Record excerpts —

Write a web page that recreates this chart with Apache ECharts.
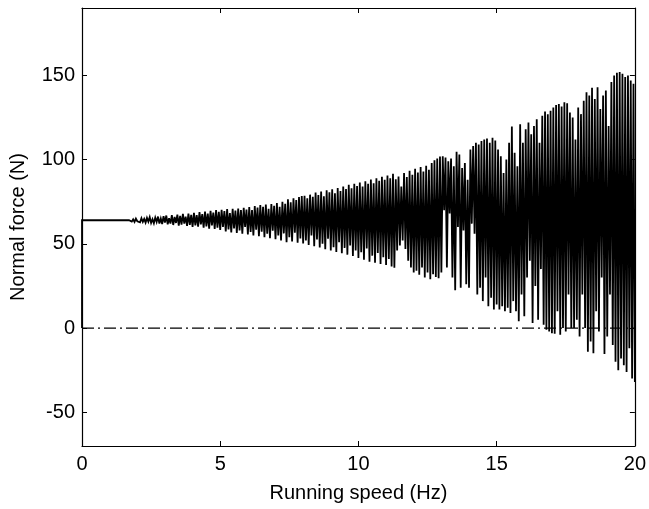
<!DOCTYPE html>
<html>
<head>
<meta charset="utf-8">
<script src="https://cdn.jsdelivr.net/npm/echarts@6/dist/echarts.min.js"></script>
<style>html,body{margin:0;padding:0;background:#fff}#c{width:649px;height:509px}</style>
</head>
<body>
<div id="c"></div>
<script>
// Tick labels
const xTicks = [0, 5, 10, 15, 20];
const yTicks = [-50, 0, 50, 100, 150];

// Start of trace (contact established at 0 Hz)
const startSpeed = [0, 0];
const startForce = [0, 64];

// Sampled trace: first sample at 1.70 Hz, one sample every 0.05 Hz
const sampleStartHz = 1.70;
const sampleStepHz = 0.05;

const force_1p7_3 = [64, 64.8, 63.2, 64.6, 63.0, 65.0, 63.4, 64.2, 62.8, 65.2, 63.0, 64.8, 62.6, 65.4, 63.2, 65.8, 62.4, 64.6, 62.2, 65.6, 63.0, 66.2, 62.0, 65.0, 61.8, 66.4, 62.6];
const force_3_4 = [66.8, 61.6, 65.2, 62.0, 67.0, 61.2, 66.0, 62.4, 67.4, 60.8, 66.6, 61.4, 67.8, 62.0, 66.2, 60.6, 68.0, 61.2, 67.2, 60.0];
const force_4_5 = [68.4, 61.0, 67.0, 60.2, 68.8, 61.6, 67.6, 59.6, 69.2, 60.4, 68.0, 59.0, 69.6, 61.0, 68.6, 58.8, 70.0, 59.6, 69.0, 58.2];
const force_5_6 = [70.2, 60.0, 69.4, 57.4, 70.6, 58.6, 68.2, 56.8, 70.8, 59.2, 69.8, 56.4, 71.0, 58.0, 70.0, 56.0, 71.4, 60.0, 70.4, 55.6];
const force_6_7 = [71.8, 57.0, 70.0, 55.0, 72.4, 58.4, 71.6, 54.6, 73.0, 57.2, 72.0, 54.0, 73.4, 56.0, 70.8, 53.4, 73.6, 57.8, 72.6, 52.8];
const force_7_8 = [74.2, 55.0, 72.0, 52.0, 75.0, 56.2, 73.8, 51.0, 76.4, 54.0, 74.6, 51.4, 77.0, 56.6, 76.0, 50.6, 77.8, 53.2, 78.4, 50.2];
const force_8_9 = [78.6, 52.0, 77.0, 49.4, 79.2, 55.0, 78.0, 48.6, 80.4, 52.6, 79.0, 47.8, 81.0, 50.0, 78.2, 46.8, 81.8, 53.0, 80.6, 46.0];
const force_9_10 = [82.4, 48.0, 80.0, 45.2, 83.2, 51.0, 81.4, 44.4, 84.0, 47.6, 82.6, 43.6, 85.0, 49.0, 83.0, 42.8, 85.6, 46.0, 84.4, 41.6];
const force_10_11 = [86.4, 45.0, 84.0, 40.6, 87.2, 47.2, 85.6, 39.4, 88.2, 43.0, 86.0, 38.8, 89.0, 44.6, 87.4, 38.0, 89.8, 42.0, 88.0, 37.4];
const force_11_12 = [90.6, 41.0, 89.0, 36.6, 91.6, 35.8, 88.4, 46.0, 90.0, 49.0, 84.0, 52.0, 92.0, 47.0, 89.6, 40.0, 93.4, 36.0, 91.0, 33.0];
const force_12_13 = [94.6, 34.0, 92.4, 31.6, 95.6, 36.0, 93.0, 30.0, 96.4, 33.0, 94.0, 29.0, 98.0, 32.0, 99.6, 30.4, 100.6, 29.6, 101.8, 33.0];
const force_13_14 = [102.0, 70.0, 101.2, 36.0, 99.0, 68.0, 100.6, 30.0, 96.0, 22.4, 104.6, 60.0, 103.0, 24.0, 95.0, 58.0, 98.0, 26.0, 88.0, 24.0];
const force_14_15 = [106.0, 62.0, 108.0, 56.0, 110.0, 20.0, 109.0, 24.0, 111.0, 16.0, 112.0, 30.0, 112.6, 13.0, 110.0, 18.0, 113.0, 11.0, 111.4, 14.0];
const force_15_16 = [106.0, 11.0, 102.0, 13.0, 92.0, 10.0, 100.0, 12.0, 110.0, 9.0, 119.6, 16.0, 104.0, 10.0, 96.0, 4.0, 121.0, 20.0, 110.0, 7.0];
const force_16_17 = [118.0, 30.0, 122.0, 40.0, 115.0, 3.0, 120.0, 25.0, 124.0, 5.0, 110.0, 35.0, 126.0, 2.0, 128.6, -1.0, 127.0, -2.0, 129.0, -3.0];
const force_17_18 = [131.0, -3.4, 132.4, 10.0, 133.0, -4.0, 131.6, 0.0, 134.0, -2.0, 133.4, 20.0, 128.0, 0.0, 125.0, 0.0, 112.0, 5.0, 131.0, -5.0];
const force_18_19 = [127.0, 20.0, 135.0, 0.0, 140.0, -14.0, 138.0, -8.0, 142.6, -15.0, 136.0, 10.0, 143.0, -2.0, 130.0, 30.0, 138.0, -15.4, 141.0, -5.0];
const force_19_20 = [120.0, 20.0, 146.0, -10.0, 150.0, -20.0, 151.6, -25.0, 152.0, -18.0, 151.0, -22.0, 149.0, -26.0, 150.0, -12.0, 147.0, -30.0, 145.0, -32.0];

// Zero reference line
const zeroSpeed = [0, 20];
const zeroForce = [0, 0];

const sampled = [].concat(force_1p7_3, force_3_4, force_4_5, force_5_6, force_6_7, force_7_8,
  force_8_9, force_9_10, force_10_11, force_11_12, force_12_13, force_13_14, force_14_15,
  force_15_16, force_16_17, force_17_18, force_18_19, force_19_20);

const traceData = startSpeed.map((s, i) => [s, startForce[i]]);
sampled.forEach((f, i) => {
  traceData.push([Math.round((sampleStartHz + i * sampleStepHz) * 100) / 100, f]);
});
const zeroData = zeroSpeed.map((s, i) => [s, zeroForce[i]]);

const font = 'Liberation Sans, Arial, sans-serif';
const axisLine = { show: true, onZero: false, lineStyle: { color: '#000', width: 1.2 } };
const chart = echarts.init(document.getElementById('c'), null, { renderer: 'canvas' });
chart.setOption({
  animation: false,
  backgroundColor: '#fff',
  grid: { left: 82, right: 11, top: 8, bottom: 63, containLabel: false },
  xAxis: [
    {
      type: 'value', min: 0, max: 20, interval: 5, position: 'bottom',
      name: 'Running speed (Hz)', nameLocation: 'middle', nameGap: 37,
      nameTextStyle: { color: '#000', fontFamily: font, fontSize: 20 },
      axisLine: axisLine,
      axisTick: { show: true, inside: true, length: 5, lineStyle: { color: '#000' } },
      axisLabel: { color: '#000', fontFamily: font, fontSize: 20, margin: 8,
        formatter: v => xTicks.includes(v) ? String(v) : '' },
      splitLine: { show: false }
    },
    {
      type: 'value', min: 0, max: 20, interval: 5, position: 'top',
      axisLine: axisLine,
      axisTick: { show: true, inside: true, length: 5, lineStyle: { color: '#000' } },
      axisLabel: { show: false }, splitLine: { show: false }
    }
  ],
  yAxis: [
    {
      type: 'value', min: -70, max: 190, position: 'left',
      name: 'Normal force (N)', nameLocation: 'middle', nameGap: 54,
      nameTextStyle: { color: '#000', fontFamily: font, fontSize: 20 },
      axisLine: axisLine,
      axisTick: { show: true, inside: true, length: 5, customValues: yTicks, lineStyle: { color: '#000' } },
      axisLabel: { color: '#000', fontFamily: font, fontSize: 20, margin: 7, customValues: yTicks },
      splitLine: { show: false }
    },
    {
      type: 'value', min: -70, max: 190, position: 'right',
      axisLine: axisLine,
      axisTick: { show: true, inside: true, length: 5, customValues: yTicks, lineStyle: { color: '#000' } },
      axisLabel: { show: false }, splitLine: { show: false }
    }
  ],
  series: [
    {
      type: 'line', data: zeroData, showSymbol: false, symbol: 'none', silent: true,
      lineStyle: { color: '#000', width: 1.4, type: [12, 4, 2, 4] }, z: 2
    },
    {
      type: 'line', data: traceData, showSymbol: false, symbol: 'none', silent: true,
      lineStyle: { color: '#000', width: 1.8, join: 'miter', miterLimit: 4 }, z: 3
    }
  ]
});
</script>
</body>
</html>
---
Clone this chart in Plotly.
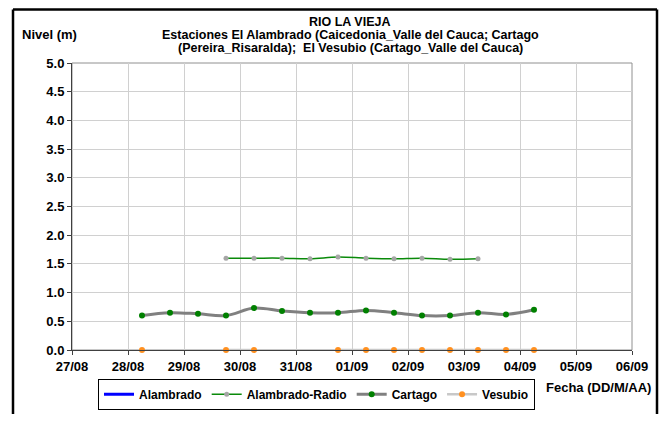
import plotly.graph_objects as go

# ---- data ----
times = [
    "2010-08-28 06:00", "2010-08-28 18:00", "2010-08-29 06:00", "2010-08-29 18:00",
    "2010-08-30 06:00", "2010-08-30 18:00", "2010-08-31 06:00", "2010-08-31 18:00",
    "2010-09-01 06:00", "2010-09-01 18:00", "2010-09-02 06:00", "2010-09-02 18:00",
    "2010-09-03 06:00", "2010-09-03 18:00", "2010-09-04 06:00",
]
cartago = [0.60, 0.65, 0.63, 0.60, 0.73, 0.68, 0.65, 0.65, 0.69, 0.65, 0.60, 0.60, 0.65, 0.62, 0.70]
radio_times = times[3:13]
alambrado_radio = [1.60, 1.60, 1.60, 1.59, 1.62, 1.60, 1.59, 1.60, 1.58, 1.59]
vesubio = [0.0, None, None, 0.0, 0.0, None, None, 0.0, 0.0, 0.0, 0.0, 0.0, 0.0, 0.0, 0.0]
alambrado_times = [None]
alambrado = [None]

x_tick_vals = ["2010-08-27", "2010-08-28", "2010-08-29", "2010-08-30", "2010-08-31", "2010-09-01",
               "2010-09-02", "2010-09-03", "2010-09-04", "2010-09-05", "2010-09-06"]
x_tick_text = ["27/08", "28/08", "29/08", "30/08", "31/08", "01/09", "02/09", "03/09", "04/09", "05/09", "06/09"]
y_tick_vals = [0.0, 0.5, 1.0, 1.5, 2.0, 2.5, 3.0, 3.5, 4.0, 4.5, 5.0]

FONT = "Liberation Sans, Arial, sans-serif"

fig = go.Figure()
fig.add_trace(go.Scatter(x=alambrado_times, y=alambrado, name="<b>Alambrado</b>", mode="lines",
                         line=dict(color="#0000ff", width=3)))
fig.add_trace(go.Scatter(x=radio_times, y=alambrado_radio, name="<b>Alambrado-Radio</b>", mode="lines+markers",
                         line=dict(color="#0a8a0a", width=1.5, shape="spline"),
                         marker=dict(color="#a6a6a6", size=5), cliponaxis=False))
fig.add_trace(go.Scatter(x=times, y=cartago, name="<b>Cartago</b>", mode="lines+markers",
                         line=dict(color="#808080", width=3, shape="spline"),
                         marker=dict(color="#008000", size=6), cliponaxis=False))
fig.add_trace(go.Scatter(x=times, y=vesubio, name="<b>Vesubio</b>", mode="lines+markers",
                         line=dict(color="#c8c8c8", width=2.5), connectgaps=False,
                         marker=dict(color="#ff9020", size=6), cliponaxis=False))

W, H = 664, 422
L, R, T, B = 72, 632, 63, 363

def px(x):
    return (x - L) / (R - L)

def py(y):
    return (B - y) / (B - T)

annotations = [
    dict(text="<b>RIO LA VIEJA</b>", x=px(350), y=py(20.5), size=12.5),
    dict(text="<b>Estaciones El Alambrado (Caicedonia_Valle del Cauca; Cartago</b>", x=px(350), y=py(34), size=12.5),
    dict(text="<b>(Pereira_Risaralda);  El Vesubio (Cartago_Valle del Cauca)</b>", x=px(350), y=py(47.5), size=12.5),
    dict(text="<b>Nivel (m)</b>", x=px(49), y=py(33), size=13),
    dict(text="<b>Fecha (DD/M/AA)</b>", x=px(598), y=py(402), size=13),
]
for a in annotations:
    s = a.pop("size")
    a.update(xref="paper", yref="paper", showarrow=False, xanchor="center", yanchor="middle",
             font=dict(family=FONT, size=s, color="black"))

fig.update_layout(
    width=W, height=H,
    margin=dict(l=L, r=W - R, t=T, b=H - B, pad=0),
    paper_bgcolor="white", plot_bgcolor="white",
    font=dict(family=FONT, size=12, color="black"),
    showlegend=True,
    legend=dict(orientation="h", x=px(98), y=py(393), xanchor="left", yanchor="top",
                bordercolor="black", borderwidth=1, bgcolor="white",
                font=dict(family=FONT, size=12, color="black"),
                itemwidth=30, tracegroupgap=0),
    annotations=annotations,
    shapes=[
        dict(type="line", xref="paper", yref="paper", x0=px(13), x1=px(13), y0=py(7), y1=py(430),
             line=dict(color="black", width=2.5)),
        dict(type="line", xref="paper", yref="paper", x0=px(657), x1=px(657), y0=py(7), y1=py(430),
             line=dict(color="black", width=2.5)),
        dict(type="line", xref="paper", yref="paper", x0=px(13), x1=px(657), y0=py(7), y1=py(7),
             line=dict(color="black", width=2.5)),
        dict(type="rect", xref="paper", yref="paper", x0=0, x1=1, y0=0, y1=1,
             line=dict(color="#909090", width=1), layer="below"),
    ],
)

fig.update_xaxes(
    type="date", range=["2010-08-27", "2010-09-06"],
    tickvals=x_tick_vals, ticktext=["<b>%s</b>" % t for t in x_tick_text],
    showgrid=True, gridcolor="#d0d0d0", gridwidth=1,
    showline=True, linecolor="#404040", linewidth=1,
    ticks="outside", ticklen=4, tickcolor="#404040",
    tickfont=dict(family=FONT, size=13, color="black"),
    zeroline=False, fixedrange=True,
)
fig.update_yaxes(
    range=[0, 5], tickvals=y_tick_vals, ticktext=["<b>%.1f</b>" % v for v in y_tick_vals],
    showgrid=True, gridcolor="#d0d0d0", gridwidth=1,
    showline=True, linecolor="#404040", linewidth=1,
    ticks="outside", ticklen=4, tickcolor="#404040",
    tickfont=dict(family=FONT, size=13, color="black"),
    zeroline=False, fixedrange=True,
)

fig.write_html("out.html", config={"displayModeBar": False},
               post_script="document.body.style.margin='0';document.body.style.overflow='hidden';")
...
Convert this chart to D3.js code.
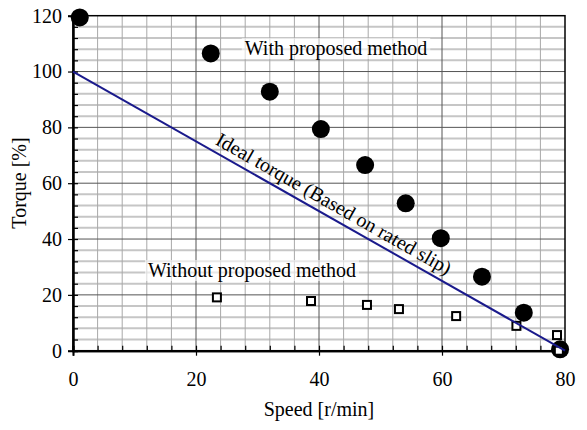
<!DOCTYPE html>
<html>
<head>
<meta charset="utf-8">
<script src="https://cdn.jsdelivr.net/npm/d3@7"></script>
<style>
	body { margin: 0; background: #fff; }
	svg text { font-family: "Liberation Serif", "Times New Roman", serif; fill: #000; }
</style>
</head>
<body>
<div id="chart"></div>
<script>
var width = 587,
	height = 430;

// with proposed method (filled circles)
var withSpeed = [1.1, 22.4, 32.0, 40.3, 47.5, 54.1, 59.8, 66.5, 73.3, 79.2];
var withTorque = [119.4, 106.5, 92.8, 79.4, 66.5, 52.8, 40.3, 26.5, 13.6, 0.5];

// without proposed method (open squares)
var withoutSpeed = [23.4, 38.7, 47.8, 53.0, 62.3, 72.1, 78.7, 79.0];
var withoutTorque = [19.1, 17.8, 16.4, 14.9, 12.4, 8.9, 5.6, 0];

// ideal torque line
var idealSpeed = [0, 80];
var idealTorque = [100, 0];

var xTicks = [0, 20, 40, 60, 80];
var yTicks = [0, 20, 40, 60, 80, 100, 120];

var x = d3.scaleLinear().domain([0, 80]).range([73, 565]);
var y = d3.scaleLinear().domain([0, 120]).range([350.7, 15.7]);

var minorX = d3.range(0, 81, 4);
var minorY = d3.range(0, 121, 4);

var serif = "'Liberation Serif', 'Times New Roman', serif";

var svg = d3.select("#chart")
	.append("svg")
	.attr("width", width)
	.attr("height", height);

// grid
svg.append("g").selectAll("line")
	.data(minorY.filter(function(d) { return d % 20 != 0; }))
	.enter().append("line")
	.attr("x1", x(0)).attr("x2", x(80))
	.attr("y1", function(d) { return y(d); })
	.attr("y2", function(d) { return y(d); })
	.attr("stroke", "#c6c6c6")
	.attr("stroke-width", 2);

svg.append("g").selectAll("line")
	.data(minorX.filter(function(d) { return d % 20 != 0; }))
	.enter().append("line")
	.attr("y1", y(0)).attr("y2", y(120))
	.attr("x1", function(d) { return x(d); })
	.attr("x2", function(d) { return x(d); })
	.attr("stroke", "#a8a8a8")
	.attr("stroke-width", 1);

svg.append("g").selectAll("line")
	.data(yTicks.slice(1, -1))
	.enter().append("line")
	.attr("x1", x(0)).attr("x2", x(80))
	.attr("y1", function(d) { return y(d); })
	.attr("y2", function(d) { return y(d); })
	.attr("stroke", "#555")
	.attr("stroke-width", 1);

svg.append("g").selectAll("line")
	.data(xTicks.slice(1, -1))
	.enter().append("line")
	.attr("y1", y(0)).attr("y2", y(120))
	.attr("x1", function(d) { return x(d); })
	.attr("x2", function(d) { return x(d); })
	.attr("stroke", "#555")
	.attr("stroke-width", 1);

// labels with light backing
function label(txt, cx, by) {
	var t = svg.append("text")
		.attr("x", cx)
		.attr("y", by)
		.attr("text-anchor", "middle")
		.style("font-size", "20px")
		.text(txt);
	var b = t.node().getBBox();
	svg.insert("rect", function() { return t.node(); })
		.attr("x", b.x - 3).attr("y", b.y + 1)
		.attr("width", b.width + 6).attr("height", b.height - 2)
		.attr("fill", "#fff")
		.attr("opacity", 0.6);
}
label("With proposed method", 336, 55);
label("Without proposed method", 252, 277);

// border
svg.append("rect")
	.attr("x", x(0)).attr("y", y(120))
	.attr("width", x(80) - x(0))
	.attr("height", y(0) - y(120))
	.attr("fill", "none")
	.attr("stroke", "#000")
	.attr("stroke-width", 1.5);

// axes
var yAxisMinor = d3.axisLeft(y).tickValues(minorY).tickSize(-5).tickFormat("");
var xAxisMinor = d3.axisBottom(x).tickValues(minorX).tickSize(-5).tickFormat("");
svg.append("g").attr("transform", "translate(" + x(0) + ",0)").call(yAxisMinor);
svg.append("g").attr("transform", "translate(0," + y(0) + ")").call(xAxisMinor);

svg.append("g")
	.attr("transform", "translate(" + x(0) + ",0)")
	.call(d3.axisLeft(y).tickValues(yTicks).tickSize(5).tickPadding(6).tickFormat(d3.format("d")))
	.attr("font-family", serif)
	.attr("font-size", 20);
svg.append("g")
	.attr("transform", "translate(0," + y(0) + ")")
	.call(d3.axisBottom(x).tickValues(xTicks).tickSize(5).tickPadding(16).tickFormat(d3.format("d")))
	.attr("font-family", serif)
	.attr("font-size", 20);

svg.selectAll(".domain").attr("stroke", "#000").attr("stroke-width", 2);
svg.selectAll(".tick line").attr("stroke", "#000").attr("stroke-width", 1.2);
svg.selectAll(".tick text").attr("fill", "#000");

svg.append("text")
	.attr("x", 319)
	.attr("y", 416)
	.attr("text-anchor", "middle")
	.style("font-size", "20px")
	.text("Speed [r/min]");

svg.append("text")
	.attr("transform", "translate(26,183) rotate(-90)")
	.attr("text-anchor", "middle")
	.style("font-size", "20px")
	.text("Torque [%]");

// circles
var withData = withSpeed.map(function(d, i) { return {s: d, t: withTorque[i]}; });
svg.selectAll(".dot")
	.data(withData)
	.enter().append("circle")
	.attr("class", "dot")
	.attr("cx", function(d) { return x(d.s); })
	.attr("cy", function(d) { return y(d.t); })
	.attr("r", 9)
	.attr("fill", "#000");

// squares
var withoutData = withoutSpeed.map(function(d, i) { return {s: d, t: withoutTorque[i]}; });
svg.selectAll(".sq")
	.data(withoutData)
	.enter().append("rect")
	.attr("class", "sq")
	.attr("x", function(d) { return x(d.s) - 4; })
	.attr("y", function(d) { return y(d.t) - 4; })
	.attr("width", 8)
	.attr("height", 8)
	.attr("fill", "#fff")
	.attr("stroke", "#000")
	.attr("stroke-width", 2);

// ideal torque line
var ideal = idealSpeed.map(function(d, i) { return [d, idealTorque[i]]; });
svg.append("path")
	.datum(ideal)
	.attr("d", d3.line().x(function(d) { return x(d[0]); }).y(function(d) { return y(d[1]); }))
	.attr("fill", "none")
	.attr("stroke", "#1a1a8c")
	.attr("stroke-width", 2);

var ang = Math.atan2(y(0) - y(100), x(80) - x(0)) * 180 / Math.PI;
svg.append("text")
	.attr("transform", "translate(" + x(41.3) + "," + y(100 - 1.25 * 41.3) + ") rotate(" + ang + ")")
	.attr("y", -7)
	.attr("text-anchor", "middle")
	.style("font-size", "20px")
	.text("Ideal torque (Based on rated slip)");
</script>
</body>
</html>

Problem to work on — Your task is to quote, unchanged, only the lines from the line bearing "Write a web" through the line bearing "const yTicks = [-50, 0, 50, 100, 150];"; the pictures are not part of the copy.

Task answer —
Write a web page that recreates this chart with Apache ECharts.
<!DOCTYPE html>
<html>
<head>
<meta charset="utf-8">
<script src="https://cdn.jsdelivr.net/npm/echarts@6/dist/echarts.min.js"></script>
<style>html,body{margin:0;padding:0;background:#fff}#c{width:649px;height:509px}</style>
</head>
<body>
<div id="c"></div>
<script>
// Tick labels
const xTicks = [0, 5, 10, 15, 20];
const yTicks = [-50, 0, 50, 100, 150];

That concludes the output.